La Carta de Santiago hace una descripción muy reveladora del proceso del pecado. Con ella, me parece, Santiago se anticipa miles de años a los modernos descubrimientos acerca de la codependencia. En el capítulo primero, versos 14 y 15, Santiago asegura: … uno es tentado por sus propios malos deseos, que lo atraen y lo seducen. De estos malos deseos nace el pecado; y del pecado, cuando llega a su completo desarrollo, nace la muerte. La expresión malos deseosconcupiscencia-, se refiere a las emociones del alma que dominan y explican las necesidades insatisfechas de las personas y, en consecuencia, la manera en que estas actúan para satisfacerlas.

Todos, en mayor o menor medida, vamos por la vida con necesidades afectivas y emocionales insatisfechas. Sin embargo, hay quienes han sido heridos de manera tal que sus vacíos existenciales son tan grandes y poderosos que impiden a la persona vivir equilibradamente.
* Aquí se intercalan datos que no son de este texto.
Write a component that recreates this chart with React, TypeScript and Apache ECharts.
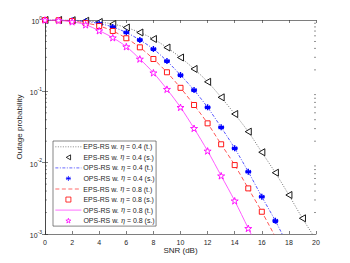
import React, { useEffect, useRef } from "react";
import * as echarts from "echarts";

const snrTheory = [0, 1, 2, 3, 4, 5, 6, 7, 8, 9, 10, 11, 12, 13, 14, 15, 16, 17, 18, 19, 20];
const snrSim = [0, 1, 2, 3, 4, 5, 6, 7, 8, 9, 10, 11, 12, 13, 14, 15, 16, 17, 18, 19];

const epsT04 = [1, 1, 0.993, 0.975, 0.938, 0.879, 0.785, 0.668, 0.542, 0.411, 0.298, 0.206, 0.136, 0.0824, 0.0481, 0.0272, 0.014, 0.00723, 0.00352, 0.00166, 0.00083];
const epsS04 = [1, 1, 0.993, 0.975, 0.938, 0.879, 0.785, 0.668, 0.542, 0.411, 0.298, 0.206, 0.136, 0.0824, 0.0481, 0.0272, 0.014, 0.00723, 0.00352, 0.00166];

const opsT04 = [1, 0.998, 0.984, 0.953, 0.893, 0.798, 0.668, 0.525, 0.392, 0.266, 0.169, 0.104, 0.0596, 0.0313, 0.0159, 0.00746, 0.00333, 0.00153, 0.000646];
const opsS04 = [1, 0.998, 0.984, 0.953, 0.893, 0.798, 0.668, 0.525, 0.392, 0.266, 0.169, 0.104, 0.0596, 0.0313, 0.0159, 0.00746, 0.00333, 0.00153];

const epsT08 = [1, 0.991, 0.968, 0.908, 0.824, 0.702, 0.555, 0.414, 0.284, 0.185, 0.112, 0.0643, 0.0356, 0.0181, 0.00925, 0.00436, 0.00205, 0.000912];
const epsS08 = [1, 0.991, 0.968, 0.908, 0.824, 0.702, 0.555, 0.414, 0.284, 0.185, 0.112, 0.0643, 0.0356, 0.0181, 0.00925, 0.00436, 0.00205];

const opsT08 = [1, 0.986, 0.944, 0.857, 0.708, 0.565, 0.423, 0.284, 0.182, 0.107, 0.0597, 0.0303, 0.0146, 0.00655, 0.00292, 0.0012, 0.0005];
const opsS08 = [1, 0.986, 0.944, 0.857, 0.708, 0.565, 0.423, 0.284, 0.182, 0.107, 0.0597, 0.0303, 0.0146, 0.00655, 0.00292, 0.0012];

const xTicks = { min: 0, max: 20, interval: 2 };
const yRange = { min: 0.001, max: 1 };
const minorTickValues = [
  0.002, 0.003, 0.004, 0.005, 0.006, 0.007, 0.008, 0.009,
  0.02, 0.03, 0.04, 0.05, 0.06, 0.07, 0.08, 0.09,
  0.2, 0.3, 0.4, 0.5, 0.6, 0.7, 0.8, 0.9,
];

const lineNames = [
  "EPS-RS w. {i|η} = 0.4 (t.)",
  "OPS-RS w. {i|η} = 0.4 (t.)",
  "EPS-RS w. {i|η} = 0.8 (t.)",
  "OPS-RS w. {i|η} = 0.8 (t.)",
];
const markerNames = [
  "EPS-RS w. {i|η} = 0.4 (s.)",
  "OPS-RS w. {i|η} = 0.4 (s.)",
  "EPS-RS w. {i|η} = 0.8 (s.)",
  "OPS-RS w. {i|η} = 0.8 (s.)",
];

const FONT = "Liberation Sans, Arial, Helvetica, sans-serif";
const AXIS_COLOR = "#262626";

const leftTriPath = "path://M0,5 L8.66,0 L8.66,10 Z";
const asteriskPath = "path://M5,0 L5,10 M0.7,2.5 L9.3,7.5 M0.7,7.5 L9.3,2.5 M0,5 L10,5 M5,5 Z";
const starPath =
  "path://M50,0 L61.8,36.2 L100,36.2 L69.1,58.8 L80.9,95.1 L50,72.4 L19.1,95.1 L30.9,58.8 L0,36.2 L38.2,36.2 Z";

function pairs(xs: number[], ys: number[]) {
  return ys.map((y, i) => [xs[i], y]);
}

export default function App() {
  const ref = useRef<HTMLDivElement>(null);
  useEffect(() => {
    if (!ref.current) return;
    const chart = echarts.init(ref.current, undefined, { renderer: "svg" });
    const lineSeries = (name: string, xs: number[], ys: number[], color: string, type: any, width = 0.8) => ({
      name,
      type: "line",
      data: pairs(xs, ys),
      symbol: "none",
      showSymbol: false,
      smooth: 0.3,
      clip: true,
      lineStyle: { color, width, type },
      itemStyle: { color },
      z: 2,
    });
    const scatterSeries = (name: string, xs: number[], ys: number[], symbol: string, size: number, color: string, fill: string, bw = 0.8) => ({
      name,
      type: "scatter",
      data: pairs(xs, ys),
      symbol,
      symbolSize: size,
      symbolKeepAspect: true,
      clip: false,
      itemStyle: { color: fill, borderColor: color, borderWidth: bw, opacity: 1 },
      z: 3,
    });
    const legendText = {
      fontSize: 7,
      color: "#262626",
      fontFamily: FONT,
      lineHeight: 10,
      rich: { i: { fontStyle: "italic", fontSize: 7, fontFamily: "DejaVu Serif, serif", lineHeight: 10 } },
    };
    const option: any = {
      animation: false,
      backgroundColor: "#ffffff",
      textStyle: { fontFamily: FONT },
      grid: { left: 45, right: 34, top: 20, bottom: 29, containLabel: false },
      xAxis: [
        {
          type: "value",
          ...xTicks,
          position: "bottom",
          name: "SNR (dB)",
          nameLocation: "middle",
          nameGap: 12,
          nameMoveOverlap: false,
          nameTextStyle: { fontSize: 8, color: "#262626", fontFamily: FONT, verticalAlign: "top", lineHeight: 9 },
          axisLine: { show: true, lineStyle: { color: AXIS_COLOR, width: 0.6 } },
          axisTick: { show: true, inside: true, length: 3, lineStyle: { color: AXIS_COLOR, width: 0.6 } },
          axisLabel: { fontSize: 7, color: "#262626", margin: 5, fontFamily: FONT },
          splitLine: { show: false },
        },
        {
          type: "value",
          ...xTicks,
          position: "top",
          axisLine: { show: true, lineStyle: { color: AXIS_COLOR, width: 0.6 } },
          axisTick: { show: true, inside: true, length: 3, lineStyle: { color: AXIS_COLOR, width: 0.6 } },
          axisLabel: { show: false },
          splitLine: { show: false },
        },
      ],
      yAxis: [
        {
          type: "log",
          ...yRange,
          logBase: 10,
          position: "left",
          name: "Outage probability",
          nameLocation: "middle",
          nameGap: 22,
          nameMoveOverlap: false,
          nameTextStyle: { fontSize: 8, color: "#262626", fontFamily: FONT },
          axisLine: { show: true, lineStyle: { color: AXIS_COLOR, width: 0.6 } },
          axisTick: { show: true, inside: true, length: 3, lineStyle: { color: AXIS_COLOR, width: 0.6 } },
          axisLabel: {
            margin: 3,
            formatter: (v: number) => `{b|10}{s|${Math.round(Math.log10(v))}}`,
            rich: {
              b: { fontSize: 7, color: "#262626", fontFamily: FONT, lineHeight: 10, verticalAlign: "bottom" },
              s: { fontSize: 5, color: "#262626", fontFamily: FONT, lineHeight: 10, verticalAlign: "top" },
            },
          },
          splitLine: { show: false },
        },
        {
          type: "log",
          ...yRange,
          logBase: 10,
          position: "right",
          axisLine: { show: true, lineStyle: { color: AXIS_COLOR, width: 0.6 } },
          axisTick: { show: true, inside: true, length: 3, lineStyle: { color: AXIS_COLOR, width: 0.6 } },
          axisLabel: { show: false },
          splitLine: { show: false },
        },
      ],
      legend: [
        {
          data: lineNames.map((name) => ({ name, itemStyle: { opacity: 0 } })),
          orient: "vertical",
          left: 53,
          top: 141,
          itemWidth: 26,
          itemHeight: 6,
          itemGap: 11.1,
          padding: [0.8, 3, 11, 2],
          borderColor: "#333",
          borderWidth: 0.6,
          backgroundColor: "#fff",
          selectedMode: false,
          z: 10,
          lineStyle: { width: 0.7 },
          textStyle: { ...legendText, padding: [0, 0, 0, -3] },
        },
        {
          data: markerNames,
          orient: "vertical",
          left: 65.5,
          top: 151.55,
          itemWidth: 5,
          itemHeight: 5,
          itemGap: 11.1,
          padding: [0.8, 0, 0, 0],
          backgroundColor: "transparent",
          selectedMode: false,
          z: 11,
          itemStyle: { borderWidth: 0.8 },
          textStyle: { ...legendText, padding: [0, 0, 0, 7.5] },
        },
      ],
      series: [
        lineSeries(lineNames[0], snrTheory, epsT04, "#555555", [1, 1.5], 0.8),
        scatterSeries(markerNames[0], snrSim, epsS04, leftTriPath, 7, "#000000", "#ffffff", 0.9),
        lineSeries(lineNames[1], snrTheory, opsT04, "#2a2aff", [3, 1.5, 1, 1.5], 0.8),
        scatterSeries(markerNames[1], snrSim, opsS04, asteriskPath, 6, "#0000ff", "#0000ff", 1.4),
        lineSeries(lineNames[2], snrTheory, epsT08, "#ff2a2a", [4, 2.5], 0.8),
        scatterSeries(markerNames[2], snrSim, epsS08, "rect", 5, "#ff0000", "#ffffff", 0.9),
        lineSeries(lineNames[3], snrTheory, opsT08, "#ff33ff", "solid", 0.8),
        scatterSeries(markerNames[3], snrSim, opsS08, starPath, 7, "#ff00ff", "#ffffff", 0.9),
        {
          type: "custom",
          silent: true,
          clip: false,
          z: 1,
          encode: { x: 0, y: 1 },
          data: minorTickValues.map((v) => [0, v]),
          renderItem: (params: any, api: any) => {
            const y = api.value(1);
            const p0 = api.coord([0, y]);
            const p1 = api.coord([20, y]);
            const st = { stroke: AXIS_COLOR, lineWidth: 0.5 };
            return {
              type: "group",
              children: [
                { type: "line", shape: { x1: p0[0], y1: p0[1], x2: p0[0] + 2, y2: p0[1] }, style: st },
                { type: "line", shape: { x1: p1[0] - 2, y1: p1[1], x2: p1[0], y2: p1[1] }, style: st },
              ],
            };
          },
        },
      ],
    };
    chart.setOption(option);
    return () => chart.dispose();
  }, []);
  return <div ref={ref} style={{ width: 350, height: 263, margin: -8 }} />;
}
Las carencias y los abusos en la infancia: la violencia física, verbal, económica, sexual, etc., provocan vacíos que resultan muy difíciles de satisfacer. Debo destacar que, en particular, el trato indiferente hacia los hijos y los esposos, así como el rechazo explícito e implícito de ellos, provoca que el sentido de pertenencia de los afectados, así como la conciencia de su propia valía se vean severamente dañados. En consecuencia, estas personas se vuelven frágiles y quedan expuestas a los estímulos (propuestas y manipulaciones), de terceros que lo único que buscan es utilizarlas en su propio beneficio.

Lo que Santiago establece es que una de las condicionantes al pecado, de los factores que nos animan a pecar, resultan de nuestro propio interior: de nuestra experiencia de vida y de la manera en que hemos aprendido a pensar. Por ello, San Pablo nos anima para que cambiemos nuestra manera de pensar, a fin de que cambie nuestra manera de vivir.

Pero, la Palabra también nos previene sobre la influencia de quienes nos rodean y del potencial riesgo que vivimos cuando participamos de sus dinámicas relacionales. Baste un ejemplo de ello cuando nos recuerda: No se dejen engañar. Como alguien dijo: «Los malos compañeros echan a perder las buenas costumbres.» 1Co 15.33 Quien ha sido lastimado, quien no se asume como una persona valiosa, quien considera que no le importa a nadie, es como quien, teniendo heridas abiertas en sus manos las mete en un medio altamente contaminado. Dice un dicho que nunca falta un roto para un descosido. Resulta escandalosamente común el que personas lastimadas, necesitadas de aceptación y amor, se relacionen con personas que, lejos de ayudarlas a que sean libres, contribuyen en mayor medida a su desventura y esclavitud emocional, afectiva y espiritual.

Tal, me parece, el caso de la esposa infiel. Algo había en ella que explicaba su disposición correr el riesgo –poniendo en peligro su propia vida-, de volverse amante de un hombre que no era su esposo. Pero, también, algo había fuera de ella que contribuyó a su esclavitud y desesperanza. El hombre al que ella asumía su amante, la puso (como se dice en la jerga delincuencial), con el propósito de dañar a Jesús. Aquel hombre no amaba a la mujer que había puesto su vida en sus manos. Aquel hombre no tenía cuidado de ella. Quizá él mismo era sujeto de sus propias concupiscencias, de sus malos deseos, de sus vacíos existenciales.

Jesús actúa de manera diferente, él no la condena, no la obliga a permanecer en su condición para que supla las necesidades y los deseos desordenados de otro. El la libera, la reconoce como a una persona que puede ir a dónde y cuándo quiera. Como no la condena, puede decirle vete. Este reconocimiento sólo puede hacerlo quien es libre y asume la libertad del otro. Pero, Jesús también le dice: no vuelvas a pecar. No vuelvas a errar el blanco, no dejes que lo que hay en ti te lleve a tomar decisiones equivocadas.

Lo que permitiría que la mujer pueda seguir la recomendación de Jesús en cada uno de los días que siguieron a aquel tan dramático, fue, precisamente, su encuentro con el Maestro. Es que, asegura Juan: Para esto apareció el Hijo de Dios, para deshacer las obras del diablo. 1 Juan 3.8 Lo mismo suceder con nosotros: podemos vivir libres del poder de nuestras heridas. Pues, Jesús ha venido para deshacer lo hecho por el diablo en y con nosotros. Conocemos a mujeres y a hombres que fueron dañados profunda y dolorosamente: agredidos por sus padres, violados por sus familiares, despreciados por los suyos, obligados a hacer cosas indignas, esclavizados por sus propias pasiones, etc., y ahora son libres en Cristo.

Es esta nuestra fe y, por lo tanto, es este nuestro llamado. Que vengamos a Jesús los que estamos cansados y trabajados, que corramos el riesgo de quedarnos a solas con él y permitamos así que sea él quien nos libere. Que no nos condene y nos deje ir para que, así, podamos ser verdaderamente libres… en su comunión y en su presencia.